(Charts and diagrams as code)
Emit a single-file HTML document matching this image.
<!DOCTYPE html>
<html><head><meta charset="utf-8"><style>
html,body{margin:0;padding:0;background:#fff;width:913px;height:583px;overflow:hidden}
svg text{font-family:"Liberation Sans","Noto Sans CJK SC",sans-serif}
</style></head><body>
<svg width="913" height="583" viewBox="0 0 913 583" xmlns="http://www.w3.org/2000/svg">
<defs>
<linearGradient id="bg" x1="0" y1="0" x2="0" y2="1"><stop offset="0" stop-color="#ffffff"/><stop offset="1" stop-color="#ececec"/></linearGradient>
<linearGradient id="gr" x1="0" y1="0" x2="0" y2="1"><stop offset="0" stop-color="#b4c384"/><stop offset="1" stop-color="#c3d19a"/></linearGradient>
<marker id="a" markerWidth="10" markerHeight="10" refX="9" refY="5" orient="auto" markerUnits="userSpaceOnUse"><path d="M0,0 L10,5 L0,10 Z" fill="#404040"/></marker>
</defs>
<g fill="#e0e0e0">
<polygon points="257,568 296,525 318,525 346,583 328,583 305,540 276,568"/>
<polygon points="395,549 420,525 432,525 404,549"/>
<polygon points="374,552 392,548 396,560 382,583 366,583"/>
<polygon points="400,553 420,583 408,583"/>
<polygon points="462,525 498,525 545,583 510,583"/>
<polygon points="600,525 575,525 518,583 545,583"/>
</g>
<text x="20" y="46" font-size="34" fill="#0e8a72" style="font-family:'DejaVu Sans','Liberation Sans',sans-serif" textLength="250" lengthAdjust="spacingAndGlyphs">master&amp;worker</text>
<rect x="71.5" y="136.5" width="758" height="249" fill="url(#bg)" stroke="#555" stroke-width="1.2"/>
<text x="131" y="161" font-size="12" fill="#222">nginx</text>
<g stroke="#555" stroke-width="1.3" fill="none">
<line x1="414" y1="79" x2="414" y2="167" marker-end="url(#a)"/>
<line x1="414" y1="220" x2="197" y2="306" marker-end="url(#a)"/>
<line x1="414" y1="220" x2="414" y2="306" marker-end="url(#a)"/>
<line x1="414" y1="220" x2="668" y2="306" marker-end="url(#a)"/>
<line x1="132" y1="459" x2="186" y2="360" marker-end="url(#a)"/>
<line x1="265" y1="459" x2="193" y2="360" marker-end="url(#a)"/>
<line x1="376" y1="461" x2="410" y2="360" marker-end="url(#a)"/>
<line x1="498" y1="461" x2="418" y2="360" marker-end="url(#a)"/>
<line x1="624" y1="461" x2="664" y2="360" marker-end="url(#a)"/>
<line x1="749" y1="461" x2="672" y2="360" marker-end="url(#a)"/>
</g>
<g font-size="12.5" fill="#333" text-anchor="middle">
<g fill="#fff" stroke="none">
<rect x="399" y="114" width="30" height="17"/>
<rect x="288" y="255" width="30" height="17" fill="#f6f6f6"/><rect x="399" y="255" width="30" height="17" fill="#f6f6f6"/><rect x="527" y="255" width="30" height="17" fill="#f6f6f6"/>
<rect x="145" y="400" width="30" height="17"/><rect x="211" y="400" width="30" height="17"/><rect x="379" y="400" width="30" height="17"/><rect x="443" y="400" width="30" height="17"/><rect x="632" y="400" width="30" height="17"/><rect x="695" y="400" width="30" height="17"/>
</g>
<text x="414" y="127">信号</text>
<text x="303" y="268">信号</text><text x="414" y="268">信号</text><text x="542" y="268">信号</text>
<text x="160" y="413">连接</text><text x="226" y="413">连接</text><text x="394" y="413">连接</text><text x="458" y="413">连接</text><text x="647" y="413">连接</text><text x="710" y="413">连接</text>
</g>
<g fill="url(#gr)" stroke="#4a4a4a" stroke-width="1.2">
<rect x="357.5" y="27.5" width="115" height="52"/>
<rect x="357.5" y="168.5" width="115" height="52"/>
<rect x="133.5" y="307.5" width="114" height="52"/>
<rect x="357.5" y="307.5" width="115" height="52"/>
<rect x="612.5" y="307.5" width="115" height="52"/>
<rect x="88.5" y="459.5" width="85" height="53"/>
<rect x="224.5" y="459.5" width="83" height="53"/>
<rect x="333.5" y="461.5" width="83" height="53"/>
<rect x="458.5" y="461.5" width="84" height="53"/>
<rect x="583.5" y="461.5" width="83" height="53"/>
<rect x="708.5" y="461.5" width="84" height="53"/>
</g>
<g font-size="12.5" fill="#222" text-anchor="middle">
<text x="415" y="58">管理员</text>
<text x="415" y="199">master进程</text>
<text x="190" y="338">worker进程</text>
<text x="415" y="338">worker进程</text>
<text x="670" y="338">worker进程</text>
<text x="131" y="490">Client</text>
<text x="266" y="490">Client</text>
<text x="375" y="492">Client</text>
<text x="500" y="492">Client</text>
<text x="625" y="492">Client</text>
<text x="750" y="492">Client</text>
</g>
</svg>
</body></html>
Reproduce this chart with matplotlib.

Task instructions: Each line in the material above must be retyped without alteration.

Result of this task:
Emit a single-file HTML document matching this image.
<!DOCTYPE html>
<html><head><meta charset="utf-8"><style>
html,body{margin:0;padding:0;background:#fff;width:913px;height:583px;overflow:hidden}
svg text{font-family:"Liberation Sans","Noto Sans CJK SC",sans-serif}
</style></head><body>
<svg width="913" height="583" viewBox="0 0 913 583" xmlns="http://www.w3.org/2000/svg">
<defs>
<linearGradient id="bg" x1="0" y1="0" x2="0" y2="1"><stop offset="0" stop-color="#ffffff"/><stop offset="1" stop-color="#ececec"/></linearGradient>
<linearGradient id="gr" x1="0" y1="0" x2="0" y2="1"><stop offset="0" stop-color="#b4c384"/><stop offset="1" stop-color="#c3d19a"/></linearGradient>
<marker id="a" markerWidth="10" markerHeight="10" refX="9" refY="5" orient="auto" markerUnits="userSpaceOnUse"><path d="M0,0 L10,5 L0,10 Z" fill="#404040"/></marker>
</defs>
<g fill="#e0e0e0">
<polygon points="257,568 296,525 318,525 346,583 328,583 305,540 276,568"/>
<polygon points="395,549 420,525 432,525 404,549"/>
<polygon points="374,552 392,548 396,560 382,583 366,583"/>
<polygon points="400,553 420,583 408,583"/>
<polygon points="462,525 498,525 545,583 510,583"/>
<polygon points="600,525 575,525 518,583 545,583"/>
</g>
<text x="20" y="46" font-size="34" fill="#0e8a72" style="font-family:'DejaVu Sans','Liberation Sans',sans-serif" textLength="250" lengthAdjust="spacingAndGlyphs">master&amp;worker</text>
<rect x="71.5" y="136.5" width="758" height="249" fill="url(#bg)" stroke="#555" stroke-width="1.2"/>
<text x="131" y="161" font-size="12" fill="#222">nginx</text>
<g stroke="#555" stroke-width="1.3" fill="none">
<line x1="414" y1="79" x2="414" y2="167" marker-end="url(#a)"/>
<line x1="414" y1="220" x2="197" y2="306" marker-end="url(#a)"/>
<line x1="414" y1="220" x2="414" y2="306" marker-end="url(#a)"/>
<line x1="414" y1="220" x2="668" y2="306" marker-end="url(#a)"/>
<line x1="132" y1="459" x2="186" y2="360" marker-end="url(#a)"/>
<line x1="265" y1="459" x2="193" y2="360" marker-end="url(#a)"/>
<line x1="376" y1="461" x2="410" y2="360" marker-end="url(#a)"/>
<line x1="498" y1="461" x2="418" y2="360" marker-end="url(#a)"/>
<line x1="624" y1="461" x2="664" y2="360" marker-end="url(#a)"/>
<line x1="749" y1="461" x2="672" y2="360" marker-end="url(#a)"/>
</g>
<g font-size="12.5" fill="#333" text-anchor="middle">
<g fill="#fff" stroke="none">
<rect x="399" y="114" width="30" height="17"/>
<rect x="288" y="255" width="30" height="17" fill="#f6f6f6"/><rect x="399" y="255" width="30" height="17" fill="#f6f6f6"/><rect x="527" y="255" width="30" height="17" fill="#f6f6f6"/>
<rect x="145" y="400" width="30" height="17"/><rect x="211" y="400" width="30" height="17"/><rect x="379" y="400" width="30" height="17"/><rect x="443" y="400" width="30" height="17"/><rect x="632" y="400" width="30" height="17"/><rect x="695" y="400" width="30" height="17"/>
</g>
<text x="414" y="127">信号</text>
<text x="303" y="268">信号</text><text x="414" y="268">信号</text><text x="542" y="268">信号</text>
<text x="160" y="413">连接</text><text x="226" y="413">连接</text><text x="394" y="413">连接</text><text x="458" y="413">连接</text><text x="647" y="413">连接</text><text x="710" y="413">连接</text>
</g>
<g fill="url(#gr)" stroke="#4a4a4a" stroke-width="1.2">
<rect x="357.5" y="27.5" width="115" height="52"/>
<rect x="357.5" y="168.5" width="115" height="52"/>
<rect x="133.5" y="307.5" width="114" height="52"/>
<rect x="357.5" y="307.5" width="115" height="52"/>
<rect x="612.5" y="307.5" width="115" height="52"/>
<rect x="88.5" y="459.5" width="85" height="53"/>
<rect x="224.5" y="459.5" width="83" height="53"/>
<rect x="333.5" y="461.5" width="83" height="53"/>
<rect x="458.5" y="461.5" width="84" height="53"/>
<rect x="583.5" y="461.5" width="83" height="53"/>
<rect x="708.5" y="461.5" width="84" height="53"/>
</g>
<g font-size="12.5" fill="#222" text-anchor="middle">
<text x="415" y="58">管理员</text>
<text x="415" y="199">master进程</text>
<text x="190" y="338">worker进程</text>
<text x="415" y="338">worker进程</text>
<text x="670" y="338">worker进程</text>
<text x="131" y="490">Client</text>
<text x="266" y="490">Client</text>
<text x="375" y="492">Client</text>
<text x="500" y="492">Client</text>
<text x="625" y="492">Client</text>
<text x="750" y="492">Client</text>
</g>
</svg>
</body></html>
Reproduce this chart with matplotlib.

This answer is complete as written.